Kalahari Tectonic Landforms and Processes Beyond the Okavango Graben

Tuesday, 16 December 2014
Frank D Eckardt, University of Cape Town, Cape Town, South Africa, Tyrel Flügel, University of Stellenbosch, Department of Military Geography, Stellenbosch, South Africa, Woody Cotterill, University of Stellenbosch, Stellenbosch, South Africa, Christie D Rowe, McGill University, Montreal, QC, Canada and Marty McFarlane, Bosele, Maun, Botswana
The southern African Kalahari basin is generally regarded as a stable shield area which is subject to neotectonic modification along western branches of the East African Rift System (EARS) with much focus having been given to the Okavango Graben and its associated geomorphology. In this study, we look for surface expressions that are indicative of recent to on-going tectonic modification beyond the Okavango region. A number of landforms can be highlighted. These include drainage lines in north eastern Namibia which are aligned along a “horsetail” fracture system, interpreted as the response to an apparent incipient rifting extending west of the Okavango Graben and Gumare fault line. The second region of interest, in north eastern Botswana, is known to house a second lesser graben, centred along the Ntwetwe panhandle but with a wider surface manifestation than previously noted.
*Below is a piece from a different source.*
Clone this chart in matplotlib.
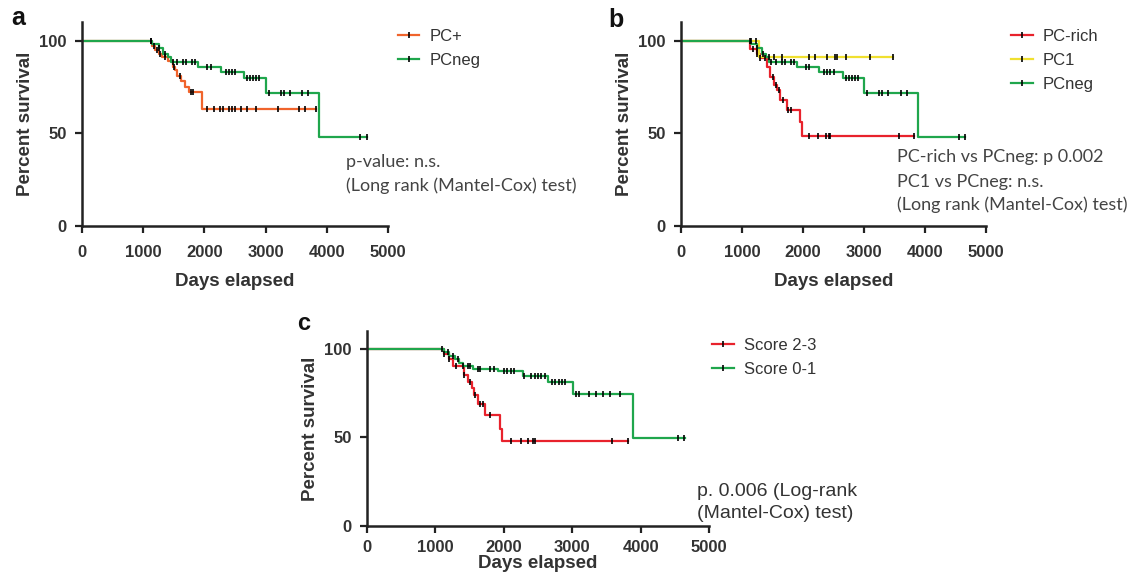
import numpy as np
import matplotlib
matplotlib.use("Agg")
import matplotlib.pyplot as plt
from matplotlib.lines import Line2D
from matplotlib.legend_handler import HandlerTuple

# ---- data ----
# panel a
a_pcpos_t = [1150, 1200, 1250, 1300, 1400, 1480, 1520, 1560, 1620, 1680, 1750, 1960]
a_pcpos_s = [97, 95, 93, 91, 89, 86, 84, 81, 78, 75, 72, 63]
a_pcpos_end = 3830
a_pcpos_cens = [1130, 1180, 1230, 1280, 1350, 1500, 1600, 1780, 1820, 2050, 2150, 2250,
                2300, 2400, 2450, 2500, 2600, 2700, 2850, 3200, 3550, 3650, 3830]

pcneg_t = [1150, 1250, 1320, 1400, 1450, 1900, 2270, 2650, 3000, 3880]
pcneg_s = [98, 96, 93, 91, 88.5, 86, 83, 79.8, 71.6, 48]
pcneg_end = 4650
pcneg_cens = [1130, 1250, 1350, 1480, 1550, 1650, 1700, 1800, 1850, 2050, 2100, 2350,
              2400, 2450, 2500, 2700, 2750, 2800, 2850, 2900, 3050, 3250, 3300, 3400,
              3600, 3700, 4550, 4650]

# panel b
b_rich_t = [1130, 1250, 1300, 1410, 1460, 1520, 1570, 1630, 1740, 1945, 1980]
b_rich_s = [95.5, 93, 90.5, 86, 80.5, 76, 73.3, 68, 62.5, 56, 48.5]
b_rich_end = 3820
b_rich_cens = [1180, 1250, 1300, 1380, 1500, 1550, 1600, 1680, 1750, 1800, 2100, 2250,
               2380, 2430, 2450, 3580, 3820]

b_pc1_t = [1280]
b_pc1_s = [91]
b_pc1_end = 3480
b_pc1_cens = [1150, 1230, 1450, 1520, 1650, 2100, 2200, 2400, 2520, 2560, 2700, 3100, 3480]

# panel c
c_hi_t = [1130, 1200, 1260, 1420, 1480, 1530, 1560, 1620, 1720, 1950, 1975]
c_hi_s = [97, 94, 90, 85, 81, 78, 74, 69, 62.6, 55, 48]
c_hi_end = 3815
c_hi_cens = [1130, 1200, 1300, 1420, 1500, 1580, 1650, 1700, 1800, 2100, 2250, 2350,
             2430, 2450, 3580, 3815]

c_lo_t = [1120, 1200, 1280, 1350, 1400, 1550, 1915, 2280, 2646, 3012, 3889]
c_lo_s = [98, 96, 94, 92, 90, 88.7, 87.2, 84.7, 81.5, 74.5, 49.8]
c_lo_end = 4644
c_lo_cens = [1100, 1180, 1250, 1330, 1400, 1470, 1500, 1620, 1650, 1800, 1850, 2000,
             2050, 2100, 2150, 2300, 2400, 2450, 2500, 2550, 2600, 2700, 2750, 2800,
             2850, 2900, 3050, 3100, 3250, 3350, 3450, 3550, 3700, 4550, 4630]

ORANGE = "#f0642c"
RED = "#e8222c"
YELLOW = "#f0e030"
GREEN = "#1fa64c"

BOLD = dict(family="Liberation Sans", weight="bold")


def km(ax, t, s, end, cens, color):
    tt = np.array([0] + list(t) + [end])
    ss = np.array([100] + list(s) + [s[-1]])
    ax.step(tt, ss, where="post", color=color, lw=1.6, zorder=2)
    c = np.array(cens)
    idx = np.searchsorted(tt, c, side="right") - 1
    ax.plot(c, ss[idx], "|", color="black", ms=4, mew=1.2, zorder=3)


def style(ax, pad=9, labelpad=9):
    ax.set_xlim(0, 5000)
    ax.set_ylim(0, 110)
    ax.set_xticks([0, 1000, 2000, 3000, 4000, 5000])
    ax.set_yticks([0, 50, 100])
    for sp in ["top", "right"]:
        ax.spines[sp].set_visible(False)
    for sp in ["left", "bottom"]:
        ax.spines[sp].set_linewidth(1.8)
        ax.spines[sp].set_color("#222222")
    ax.tick_params(direction="out", length=5, width=1.6, color="#222222")
    ax.tick_params(axis="x", pad=pad)
    ax.tick_params(axis="y", pad=6)
    for lab in ax.get_xticklabels() + ax.get_yticklabels():
        lab.set_fontfamily("Liberation Sans")
        lab.set_fontweight("bold")
        lab.set_fontsize(12)
        lab.set_color("#333333")
    ax.set_xlabel("Days elapsed", fontsize=13.5, color="#333333", labelpad=labelpad, **BOLD)
    ax.set_ylabel("Percent survival", fontsize=13.5, color="#333333", labelpad=4, **BOLD)


def legend(ax, colors, labels, x, y):
    handles = [(Line2D([], [], color=c, lw=1.6),
                Line2D([], [], ls="none", marker="|", color="black", ms=4, mew=1.2))
               for c in colors]
    leg = ax.legend(handles, labels, loc="upper left", bbox_to_anchor=(x, y),
                    frameon=False, prop=dict(family="Liberation Sans", size=12),
                    handlelength=1.3, handletextpad=0.6, labelspacing=0.55,
                    borderaxespad=0, handler_map={tuple: HandlerTuple(ndivide=1)})
    for txt in leg.get_texts():
        txt.set_color("#333333")


fig = plt.figure(figsize=(11.33, 5.75), dpi=100)
W, H = 1133, 575
NOTE = dict(family="Lato", fontsize=13, color="#444444", va="center")

# panel a
axa = fig.add_axes([82 / W, 1 - 226 / H, 306 / W, 204 / H])
km(axa, a_pcpos_t, a_pcpos_s, a_pcpos_end, a_pcpos_cens, ORANGE)
km(axa, pcneg_t, pcneg_s, pcneg_end, pcneg_cens, GREEN)
style(axa)
legend(axa, [ORANGE, GREEN], ["PC+", "PCneg"], 1.01, 1.0)
fig.text(346 / W, 1 - 162 / H, "p-value: n.s.", **NOTE)
fig.text(346 / W, 1 - 186 / H, "(Long rank (Mantel-Cox) test)", **NOTE)
fig.text(11 / W, 1 - 18 / H, "a", fontsize=18, color="#111111", va="center", **BOLD)

# panel b
axb = fig.add_axes([681 / W, 1 - 226 / H, 305 / W, 204 / H])
km(axb, b_rich_t, b_rich_s, b_rich_end, b_rich_cens, RED)
km(axb, b_pc1_t, b_pc1_s, b_pc1_end, b_pc1_cens, YELLOW)
km(axb, pcneg_t, pcneg_s, pcneg_end, pcneg_cens, GREEN)
style(axb)
legend(axb, [RED, YELLOW, GREEN], ["PC-rich", "PC1", "PCneg"], 1.06, 1.0)
fig.text(897 / W, 1 - 157 / H, "PC-rich vs PCneg: p 0.002", **NOTE)
fig.text(897 / W, 1 - 182 / H, "PC1 vs PCneg: n.s.", **NOTE)
fig.text(897 / W, 1 - 205 / H, "(Long rank (Mantel-Cox) test)", **NOTE)
fig.text(608 / W, 1 - 20 / H, "b", fontsize=18, color="#111111", va="center", **BOLD)

# panel c
axc = fig.add_axes([367 / W, 1 - 526 / H, 342 / W, 195 / H])
km(axc, c_hi_t, c_hi_s, c_hi_end, c_hi_cens, RED)
km(axc, c_lo_t, c_lo_s, c_lo_end, c_lo_cens, GREEN)
style(axc, pad=5, labelpad=0)
legend(axc, [RED, GREEN], ["Score 2-3", "Score 0-1"], 0.99, 1.0)
fig.text(697 / W, 1 - 491 / H, "p. 0.006 (Log-rank", family="Liberation Sans",
         fontsize=14, color="#333333", va="center")
fig.text(697 / W, 1 - 513 / H, "(Mantel-Cox) test)", family="Liberation Sans",
         fontsize=14, color="#333333", va="center")
fig.text(297 / W, 1 - 323 / H, "c", fontsize=17, color="#111111", va="center", **BOLD)

fig.savefig("out.png", dpi=100)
We can demonstrate that the area north of the Makgadikgadi has been modified by “piano key” type fault blocks. And thirdly, structural modifications to linear dune ridges of the southern central Kalahari manifest faulting, shearing and rotation. These observations raise questions about the extent of tectonic processes operating across the southern African interior and attribute additional processes to Kalahari landforms.